### YOUR OBJECTIVE
Print exactly the lines from the first one down to the line containing "from bokeh.resources import INLINE", both ends included, with no pictures and nothing else.

### DATASET EXCERPT
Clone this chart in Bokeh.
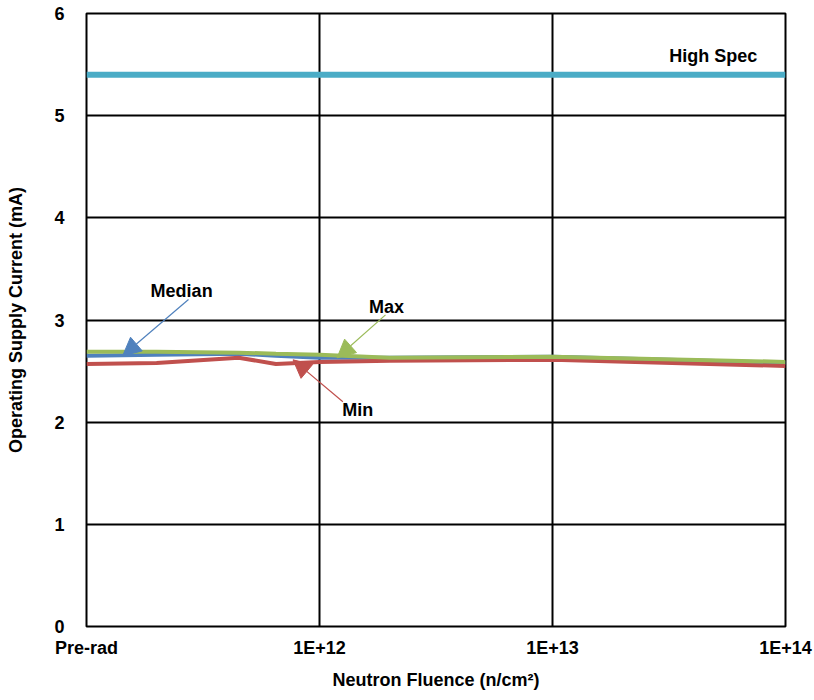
from bokeh.plotting import figure
from bokeh.models import FixedTicker, Arrow, NormalHead, Label
from bokeh.embed import file_html
from bokeh.resources import INLINE

# ---- data ----
fluence = [1e11, 2e11, 4.5e11, 6.5e11, 1e12, 2e12, 1e13, 1e14]   # 1e11 position = "Pre-rad"
min_vals = [2.57, 2.58, 2.63, 2.57, 2.59, 2.60, 2.61, 2.55]
median_vals = [2.65, 2.66, 2.67, 2.65, 2.63, 2.63, 2.64, 2.58]
max_vals = [2.69, 2.69, 2.68, 2.67, 2.66, 2.63, 2.64, 2.59]
high_spec = 5.4

x_ticks = [1e11, 1e12, 1e13, 1e14]
x_tick_labels = ["Pre-rad", "1E+12", "1E+13", "1E+14"]
y_ticks = [0, 1, 2, 3, 4, 5, 6]

# annotation anchors (label text, label pos, arrow tail, arrow tip)
ann_names = ["Median", "Max", "Min"]
ann_label_x = [2.56e11, 1.94e12, 1.46e12]
ann_label_y = [3.28, 3.13, 2.12]
ann_tail_x = [2.74e11, 1.92e12, 1.26e12]
ann_tail_y = [3.20, 3.05, 2.20]
ann_tip_x = [1.43e11, 1.19e12, 7.7e11]
ann_tip_y = [2.65, 2.63, 2.61]
ann_colors = ["#4F81BD", "#9BBB59", "#C0504D"]
spec_label_x, spec_label_y = 4.9e13, 5.58

FONT = "Liberation Sans"
FS = "18px"

p = figure(width=814, height=700, x_axis_type="log", x_range=(1e11, 1e14), y_range=(0, 6),
           output_backend="svg", toolbar_location=None,
           min_border_left=86, min_border_right=29, min_border_top=13, min_border_bottom=74)

p.outline_line_color = "black"
p.outline_line_width = 2
p.background_fill_color = "white"
p.border_fill_color = "white"

p.xaxis.ticker = FixedTicker(ticks=x_ticks, minor_ticks=[])
p.xaxis.major_label_overrides = {t: l for t, l in zip(x_ticks, x_tick_labels)}
p.yaxis.ticker = FixedTicker(ticks=y_ticks, minor_ticks=[])

for ax in (p.xaxis[0], p.yaxis[0]):
    ax.axis_line_color = None
    ax.major_tick_line_color = None
    ax.minor_tick_line_color = None
    ax.major_label_text_font = FONT
    ax.major_label_text_font_style = "bold"
    ax.major_label_text_font_size = FS
    ax.major_label_text_color = "black"
    ax.axis_label_text_font = FONT
    ax.axis_label_text_font_style = "bold"
    ax.axis_label_text_font_size = FS
    ax.axis_label_text_color = "black"

p.xaxis.axis_label = "Neutron Fluence (n/cm²)"
p.yaxis.axis_label = "Operating Supply Current (mA)"
p.xaxis.major_label_standoff = 5
p.xaxis.axis_label_standoff = 9
p.yaxis.major_label_standoff = 16
p.yaxis.axis_label_standoff = 25

p.xgrid.grid_line_color = "black"
p.xgrid.grid_line_width = 2
p.ygrid.grid_line_color = "black"
p.ygrid.grid_line_width = 2

# High spec line
p.line([x_ticks[0], x_ticks[-1]], [high_spec, high_spec], line_color="#4BACC6", line_width=6)

p.line(fluence, median_vals, line_color="#4F81BD", line_width=4)
p.line(fluence, min_vals, line_color="#C0504D", line_width=4)
p.line(fluence, max_vals, line_color="#9BBB59", line_width=4)

for name, lx, ly, tx, ty, hx, hy, c in zip(ann_names, ann_label_x, ann_label_y, ann_tail_x,
                                           ann_tail_y, ann_tip_x, ann_tip_y, ann_colors):
    p.add_layout(Arrow(end=NormalHead(size=18, fill_color=c, line_color=c, line_width=1),
                       x_start=tx, y_start=ty, x_end=hx, y_end=hy,
                       line_color=c, line_width=1.2))
    p.add_layout(Label(x=lx, y=ly, text=name, text_font=FONT, text_font_style="bold",
                       text_font_size=FS, text_align="center", text_baseline="middle",
                       text_color="black"))

p.add_layout(Label(x=spec_label_x, y=spec_label_y, text="High Spec", text_font=FONT,
                   text_font_style="bold", text_font_size=FS, text_align="center",
                   text_baseline="middle", text_color="black"))

open("out.html", "w").write(file_html(p, INLINE))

### TASK RESULT
Clone this chart in Bokeh.
from bokeh.plotting import figure
from bokeh.models import FixedTicker, Arrow, NormalHead, Label
from bokeh.embed import file_html
from bokeh.resources import INLINE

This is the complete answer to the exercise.